(TASK DIRECTIONS)
The lines to return are those from the one containing "Clone this chart in Plotly." down to the one containing "PW, PH = W - ML - MR, H - MT - MB", inclusive; return them exactly and nothing else.
[Begin]
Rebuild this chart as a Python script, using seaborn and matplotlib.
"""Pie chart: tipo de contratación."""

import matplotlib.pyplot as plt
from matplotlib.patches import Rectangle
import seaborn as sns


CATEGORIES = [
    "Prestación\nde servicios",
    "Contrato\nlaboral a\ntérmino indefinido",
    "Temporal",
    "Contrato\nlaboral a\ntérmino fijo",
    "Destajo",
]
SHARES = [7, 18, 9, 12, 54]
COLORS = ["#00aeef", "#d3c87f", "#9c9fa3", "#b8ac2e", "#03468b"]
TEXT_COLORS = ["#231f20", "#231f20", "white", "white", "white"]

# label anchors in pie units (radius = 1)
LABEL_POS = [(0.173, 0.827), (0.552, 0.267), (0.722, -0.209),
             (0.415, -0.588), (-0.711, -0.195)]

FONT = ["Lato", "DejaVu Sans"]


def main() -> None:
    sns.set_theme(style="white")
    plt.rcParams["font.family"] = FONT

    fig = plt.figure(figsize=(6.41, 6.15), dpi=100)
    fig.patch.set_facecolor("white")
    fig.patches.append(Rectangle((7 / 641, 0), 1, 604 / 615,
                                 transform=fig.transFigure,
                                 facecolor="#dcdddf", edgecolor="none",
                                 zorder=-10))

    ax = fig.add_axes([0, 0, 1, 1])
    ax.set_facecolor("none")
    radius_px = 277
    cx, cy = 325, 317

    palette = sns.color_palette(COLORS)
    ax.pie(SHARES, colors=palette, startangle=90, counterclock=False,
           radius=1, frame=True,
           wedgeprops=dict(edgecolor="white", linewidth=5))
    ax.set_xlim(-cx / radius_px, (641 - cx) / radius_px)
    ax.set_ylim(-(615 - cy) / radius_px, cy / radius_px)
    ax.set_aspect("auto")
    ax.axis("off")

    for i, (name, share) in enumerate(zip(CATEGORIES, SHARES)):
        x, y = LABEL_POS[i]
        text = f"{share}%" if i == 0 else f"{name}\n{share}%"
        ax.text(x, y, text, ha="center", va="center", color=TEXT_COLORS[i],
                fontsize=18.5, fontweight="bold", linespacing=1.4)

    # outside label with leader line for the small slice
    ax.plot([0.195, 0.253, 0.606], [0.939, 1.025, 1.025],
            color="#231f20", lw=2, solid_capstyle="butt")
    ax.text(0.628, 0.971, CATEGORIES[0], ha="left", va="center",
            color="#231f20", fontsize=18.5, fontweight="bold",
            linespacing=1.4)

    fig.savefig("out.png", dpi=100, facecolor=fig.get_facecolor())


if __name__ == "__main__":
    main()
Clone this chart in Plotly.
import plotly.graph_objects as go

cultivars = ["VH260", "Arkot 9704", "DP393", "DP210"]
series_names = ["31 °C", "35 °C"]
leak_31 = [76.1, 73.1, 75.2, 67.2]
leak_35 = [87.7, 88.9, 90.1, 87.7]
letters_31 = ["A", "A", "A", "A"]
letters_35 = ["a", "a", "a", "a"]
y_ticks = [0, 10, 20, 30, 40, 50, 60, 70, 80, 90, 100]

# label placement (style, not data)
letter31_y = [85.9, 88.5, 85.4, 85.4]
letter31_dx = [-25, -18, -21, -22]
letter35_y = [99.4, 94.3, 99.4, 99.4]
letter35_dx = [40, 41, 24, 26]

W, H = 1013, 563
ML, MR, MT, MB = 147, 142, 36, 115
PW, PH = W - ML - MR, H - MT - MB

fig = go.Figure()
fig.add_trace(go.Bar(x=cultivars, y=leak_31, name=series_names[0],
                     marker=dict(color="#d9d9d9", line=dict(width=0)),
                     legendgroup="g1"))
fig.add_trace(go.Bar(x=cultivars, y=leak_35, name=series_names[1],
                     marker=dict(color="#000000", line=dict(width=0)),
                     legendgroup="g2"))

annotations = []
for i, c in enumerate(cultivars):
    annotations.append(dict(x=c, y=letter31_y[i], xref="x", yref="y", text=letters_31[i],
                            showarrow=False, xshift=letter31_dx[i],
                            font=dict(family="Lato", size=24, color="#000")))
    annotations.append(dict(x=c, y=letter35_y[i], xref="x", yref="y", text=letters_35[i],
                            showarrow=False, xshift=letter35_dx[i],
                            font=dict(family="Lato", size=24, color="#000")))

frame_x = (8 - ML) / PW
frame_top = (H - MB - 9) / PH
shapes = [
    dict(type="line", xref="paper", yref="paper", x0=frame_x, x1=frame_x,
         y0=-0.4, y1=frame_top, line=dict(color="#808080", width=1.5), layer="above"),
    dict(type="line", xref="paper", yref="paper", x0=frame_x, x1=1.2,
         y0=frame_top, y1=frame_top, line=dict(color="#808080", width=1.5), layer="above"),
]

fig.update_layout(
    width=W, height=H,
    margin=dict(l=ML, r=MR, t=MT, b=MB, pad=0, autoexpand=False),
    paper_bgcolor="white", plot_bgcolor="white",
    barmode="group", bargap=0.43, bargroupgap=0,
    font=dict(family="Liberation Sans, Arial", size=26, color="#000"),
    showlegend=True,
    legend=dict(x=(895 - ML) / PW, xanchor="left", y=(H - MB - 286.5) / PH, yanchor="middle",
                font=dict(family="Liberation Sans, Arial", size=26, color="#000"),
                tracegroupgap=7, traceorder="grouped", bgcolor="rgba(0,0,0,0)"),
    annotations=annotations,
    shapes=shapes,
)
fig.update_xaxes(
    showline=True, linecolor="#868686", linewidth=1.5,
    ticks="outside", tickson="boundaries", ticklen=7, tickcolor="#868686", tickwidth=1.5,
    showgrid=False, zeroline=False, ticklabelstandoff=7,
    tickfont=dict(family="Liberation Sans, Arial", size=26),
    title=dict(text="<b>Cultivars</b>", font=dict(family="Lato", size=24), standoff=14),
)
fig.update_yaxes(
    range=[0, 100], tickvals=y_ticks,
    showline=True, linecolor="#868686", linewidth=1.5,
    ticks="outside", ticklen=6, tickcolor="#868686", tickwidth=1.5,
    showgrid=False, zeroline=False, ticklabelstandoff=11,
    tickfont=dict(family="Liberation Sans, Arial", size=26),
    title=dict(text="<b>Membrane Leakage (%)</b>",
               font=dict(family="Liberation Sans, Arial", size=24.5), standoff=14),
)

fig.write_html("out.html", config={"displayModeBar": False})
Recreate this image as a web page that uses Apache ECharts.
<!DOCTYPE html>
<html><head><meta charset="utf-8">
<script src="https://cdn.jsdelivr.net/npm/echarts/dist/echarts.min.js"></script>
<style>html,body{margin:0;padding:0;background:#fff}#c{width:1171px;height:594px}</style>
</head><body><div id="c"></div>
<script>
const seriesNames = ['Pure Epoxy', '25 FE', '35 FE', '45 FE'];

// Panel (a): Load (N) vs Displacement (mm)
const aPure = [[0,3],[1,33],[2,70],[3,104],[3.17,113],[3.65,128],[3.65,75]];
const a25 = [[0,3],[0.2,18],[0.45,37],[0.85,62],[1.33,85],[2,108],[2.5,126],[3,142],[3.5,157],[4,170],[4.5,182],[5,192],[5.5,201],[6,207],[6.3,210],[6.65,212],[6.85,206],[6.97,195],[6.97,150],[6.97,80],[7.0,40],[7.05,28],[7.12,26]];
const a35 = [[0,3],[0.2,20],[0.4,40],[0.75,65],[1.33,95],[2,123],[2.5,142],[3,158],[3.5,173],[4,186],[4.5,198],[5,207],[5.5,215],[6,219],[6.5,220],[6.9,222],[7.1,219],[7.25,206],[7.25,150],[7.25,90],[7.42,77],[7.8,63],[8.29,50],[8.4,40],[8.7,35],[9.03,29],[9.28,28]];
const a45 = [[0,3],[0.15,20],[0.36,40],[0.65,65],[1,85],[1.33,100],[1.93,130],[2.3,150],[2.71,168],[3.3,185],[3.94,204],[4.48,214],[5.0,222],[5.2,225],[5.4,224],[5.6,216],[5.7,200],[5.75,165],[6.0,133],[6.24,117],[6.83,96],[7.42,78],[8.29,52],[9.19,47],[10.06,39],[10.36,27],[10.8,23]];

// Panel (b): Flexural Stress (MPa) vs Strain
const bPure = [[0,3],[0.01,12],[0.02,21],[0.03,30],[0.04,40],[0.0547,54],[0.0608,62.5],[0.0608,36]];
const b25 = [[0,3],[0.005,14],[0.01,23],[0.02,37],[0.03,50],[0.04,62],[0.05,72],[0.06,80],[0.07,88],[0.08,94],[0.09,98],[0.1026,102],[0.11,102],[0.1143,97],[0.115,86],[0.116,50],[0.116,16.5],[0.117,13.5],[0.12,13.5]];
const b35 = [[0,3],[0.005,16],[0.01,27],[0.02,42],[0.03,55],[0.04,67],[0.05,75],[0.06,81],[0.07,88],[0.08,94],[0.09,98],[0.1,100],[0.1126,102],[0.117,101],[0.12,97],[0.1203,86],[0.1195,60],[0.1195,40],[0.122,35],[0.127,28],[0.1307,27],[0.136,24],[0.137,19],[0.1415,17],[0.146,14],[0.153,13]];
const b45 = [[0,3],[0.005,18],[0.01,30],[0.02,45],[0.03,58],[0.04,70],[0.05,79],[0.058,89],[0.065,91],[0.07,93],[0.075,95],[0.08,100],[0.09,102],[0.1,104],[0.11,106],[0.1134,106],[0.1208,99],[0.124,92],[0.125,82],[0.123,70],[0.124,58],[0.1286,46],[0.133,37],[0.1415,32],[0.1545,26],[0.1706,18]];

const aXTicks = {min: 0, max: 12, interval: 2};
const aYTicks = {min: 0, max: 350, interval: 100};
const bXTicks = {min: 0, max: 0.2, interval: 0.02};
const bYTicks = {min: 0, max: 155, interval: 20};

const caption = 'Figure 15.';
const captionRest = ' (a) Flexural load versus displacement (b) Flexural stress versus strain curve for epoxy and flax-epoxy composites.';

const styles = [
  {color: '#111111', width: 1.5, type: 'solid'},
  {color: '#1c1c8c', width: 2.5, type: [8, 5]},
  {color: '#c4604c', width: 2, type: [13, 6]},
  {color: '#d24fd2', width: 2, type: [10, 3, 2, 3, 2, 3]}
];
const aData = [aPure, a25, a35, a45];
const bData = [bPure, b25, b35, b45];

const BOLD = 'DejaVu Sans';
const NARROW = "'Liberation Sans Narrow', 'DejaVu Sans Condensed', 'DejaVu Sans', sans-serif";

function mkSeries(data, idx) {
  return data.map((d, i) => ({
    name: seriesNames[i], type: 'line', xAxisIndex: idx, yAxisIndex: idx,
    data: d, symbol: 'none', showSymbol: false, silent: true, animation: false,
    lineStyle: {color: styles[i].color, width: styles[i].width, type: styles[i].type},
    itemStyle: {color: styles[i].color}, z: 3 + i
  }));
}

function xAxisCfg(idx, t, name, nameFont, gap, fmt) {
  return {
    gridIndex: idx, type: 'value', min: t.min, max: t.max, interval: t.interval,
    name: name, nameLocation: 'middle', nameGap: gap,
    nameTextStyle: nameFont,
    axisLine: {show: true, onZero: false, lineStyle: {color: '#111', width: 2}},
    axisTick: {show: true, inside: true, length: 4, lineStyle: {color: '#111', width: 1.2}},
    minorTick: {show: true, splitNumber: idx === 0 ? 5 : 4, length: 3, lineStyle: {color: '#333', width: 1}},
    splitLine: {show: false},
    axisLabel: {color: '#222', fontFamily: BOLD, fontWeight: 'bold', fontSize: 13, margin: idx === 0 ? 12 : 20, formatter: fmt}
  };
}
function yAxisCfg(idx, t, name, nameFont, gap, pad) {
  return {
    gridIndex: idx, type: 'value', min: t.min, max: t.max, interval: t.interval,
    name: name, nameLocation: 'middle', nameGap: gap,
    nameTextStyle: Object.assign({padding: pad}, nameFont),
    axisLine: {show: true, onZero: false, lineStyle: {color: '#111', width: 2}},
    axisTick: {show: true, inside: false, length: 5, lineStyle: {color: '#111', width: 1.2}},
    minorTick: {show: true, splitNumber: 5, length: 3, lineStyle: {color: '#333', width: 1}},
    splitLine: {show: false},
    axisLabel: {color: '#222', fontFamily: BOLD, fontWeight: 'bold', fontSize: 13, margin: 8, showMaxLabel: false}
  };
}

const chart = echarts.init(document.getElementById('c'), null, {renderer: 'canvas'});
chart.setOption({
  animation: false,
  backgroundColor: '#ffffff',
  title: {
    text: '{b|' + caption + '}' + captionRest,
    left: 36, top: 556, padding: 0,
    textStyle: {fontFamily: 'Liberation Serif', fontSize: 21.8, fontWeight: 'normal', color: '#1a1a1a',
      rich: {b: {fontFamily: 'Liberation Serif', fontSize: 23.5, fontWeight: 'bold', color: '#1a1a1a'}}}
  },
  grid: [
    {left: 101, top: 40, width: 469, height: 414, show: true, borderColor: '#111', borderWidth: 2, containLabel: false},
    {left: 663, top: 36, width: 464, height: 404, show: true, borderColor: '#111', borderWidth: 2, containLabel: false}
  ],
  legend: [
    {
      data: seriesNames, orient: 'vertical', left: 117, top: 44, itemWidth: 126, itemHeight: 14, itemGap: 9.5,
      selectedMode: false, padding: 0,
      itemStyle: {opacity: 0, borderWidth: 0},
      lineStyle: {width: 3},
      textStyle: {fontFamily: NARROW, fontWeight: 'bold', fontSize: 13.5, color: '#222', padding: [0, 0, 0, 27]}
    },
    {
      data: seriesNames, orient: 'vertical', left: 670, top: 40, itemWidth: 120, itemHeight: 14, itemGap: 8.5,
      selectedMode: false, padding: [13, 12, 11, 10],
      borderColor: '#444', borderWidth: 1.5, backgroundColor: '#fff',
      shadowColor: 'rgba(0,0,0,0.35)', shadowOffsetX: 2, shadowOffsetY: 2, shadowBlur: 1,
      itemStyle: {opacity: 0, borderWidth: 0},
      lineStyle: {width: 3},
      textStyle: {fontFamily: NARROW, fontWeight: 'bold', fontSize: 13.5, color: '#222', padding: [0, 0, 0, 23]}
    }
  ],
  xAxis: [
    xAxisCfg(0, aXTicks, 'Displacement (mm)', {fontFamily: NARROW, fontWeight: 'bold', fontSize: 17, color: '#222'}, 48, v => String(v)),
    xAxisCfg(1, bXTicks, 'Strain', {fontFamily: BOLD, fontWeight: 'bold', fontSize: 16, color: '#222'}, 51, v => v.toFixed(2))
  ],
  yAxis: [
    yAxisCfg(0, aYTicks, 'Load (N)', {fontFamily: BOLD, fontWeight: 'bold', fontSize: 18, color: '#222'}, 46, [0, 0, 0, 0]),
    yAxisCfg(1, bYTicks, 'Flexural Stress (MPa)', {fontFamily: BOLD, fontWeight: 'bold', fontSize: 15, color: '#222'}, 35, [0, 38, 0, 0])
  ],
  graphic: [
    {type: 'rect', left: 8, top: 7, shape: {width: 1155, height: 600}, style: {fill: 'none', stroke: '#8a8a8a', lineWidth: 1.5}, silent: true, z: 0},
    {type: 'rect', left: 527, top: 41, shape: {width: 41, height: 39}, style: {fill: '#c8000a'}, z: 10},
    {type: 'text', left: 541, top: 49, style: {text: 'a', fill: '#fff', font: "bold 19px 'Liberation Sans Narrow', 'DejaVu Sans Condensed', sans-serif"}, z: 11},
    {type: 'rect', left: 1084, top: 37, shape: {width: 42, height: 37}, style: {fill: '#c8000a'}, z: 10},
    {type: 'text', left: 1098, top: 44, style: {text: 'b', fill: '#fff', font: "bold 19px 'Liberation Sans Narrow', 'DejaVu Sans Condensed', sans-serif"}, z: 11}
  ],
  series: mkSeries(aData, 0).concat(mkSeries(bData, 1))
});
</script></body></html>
[End]
(RESPONSE FOR THIS EXERCISE)
Clone this chart in Plotly.
import plotly.graph_objects as go

cultivars = ["VH260", "Arkot 9704", "DP393", "DP210"]
series_names = ["31 °C", "35 °C"]
leak_31 = [76.1, 73.1, 75.2, 67.2]
leak_35 = [87.7, 88.9, 90.1, 87.7]
letters_31 = ["A", "A", "A", "A"]
letters_35 = ["a", "a", "a", "a"]
y_ticks = [0, 10, 20, 30, 40, 50, 60, 70, 80, 90, 100]

# label placement (style, not data)
letter31_y = [85.9, 88.5, 85.4, 85.4]
letter31_dx = [-25, -18, -21, -22]
letter35_y = [99.4, 94.3, 99.4, 99.4]
letter35_dx = [40, 41, 24, 26]

W, H = 1013, 563
ML, MR, MT, MB = 147, 142, 36, 115
PW, PH = W - ML - MR, H - MT - MB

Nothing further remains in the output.